Cada cierto tiempo resurge la discusión sobre el retorno del Congreso Nacional a la capital de la República, lugar natural de los poderes del Estado. Es un debate que vale la pena tener. Hace años, la propia institución aprobó la idea de volver a su histórica sede; hace pocos meses se modificó la ley para permitir a ambas cámaras sesionar de manera excepcional en Santiago, y hoy está en discusión la posibilidad de hacerlo en la capital sin condiciones. Sin embargo, el traslado definitivo es una decisión muy difícil de tomar por la segura controversia que implica, dado el desprestigio ciudadano que sufre el Poder Legislativo en general y las recriminaciones por los inmensos recursos que consume cada día, sobre todo cuando un eventual cambio demandaría una inversión estatal extraordinaria, considerando desde la modernización del equipamiento del edificio histórico hasta la probable rehabilitación o construcción de un inmueble anexo para oficinas y dependencias.
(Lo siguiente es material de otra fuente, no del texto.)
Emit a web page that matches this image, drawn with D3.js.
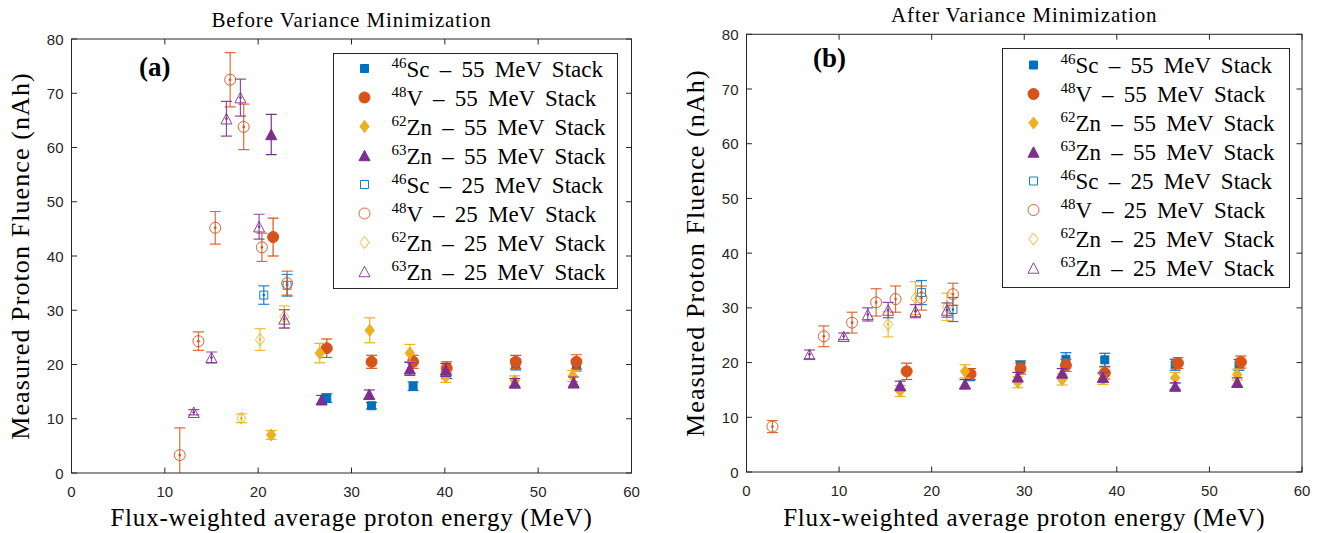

Así y todo, los argumentos para el regreso a Santiago son importantes: la proximidad física de las entidades gubernamentales promueve el rápido y permanente encuentro entre ellas, cuestión fundamental para una buena cultura política, que además se refleja en la calidad e intensidad de la vida urbana generada por estas interacciones; en tanto que la lejanía y aislamiento del Congreso no ha hecho más que entorpecer el trabajo legislativo. Instalar esta institución en Valparaíso fue una decisión absolutamente caprichosa, ideológica en su afán refundacional, inconsulta (las cámaras llevaban 17 años disueltas), impuesta en dictadura sin más motivo que una supuesta descentralización y beneficios para el puerto que jamás llegaron. Mientras el edificio de calle Catedral es una expresión espléndida de la consolidación de la democracia republicana y del rol que la ciudad juega en el fortalecimiento de la institucionalidad política, el de Valparaíso representa todo lo contrario, y su efecto en el puerto ha sido nulo, si es que no pernicioso, pues su entorno sigue degradado, y parlamentarios, ministros, funcionarios públicos y lobistas van y vienen por el día, raudos y obligados, sin siquiera poner un pie en las calles de la ciudad.
Al Congreso Nacional le hará moralmente bien volver a la bellísima sede de la capital, repleta de significación, y para el centro también será positivo contar nuevamente con la vitalidad del quehacer político volcado en las calles. Por su parte, el edificio de Av. Pedro Montt reúne todas las condiciones para convertirse en un perfecto centro de convenciones, que el puerto no tiene y necesita, entre otras cosas, como toda gran metrópolis, para diversificar su potencial turístico y su desarrollo económico.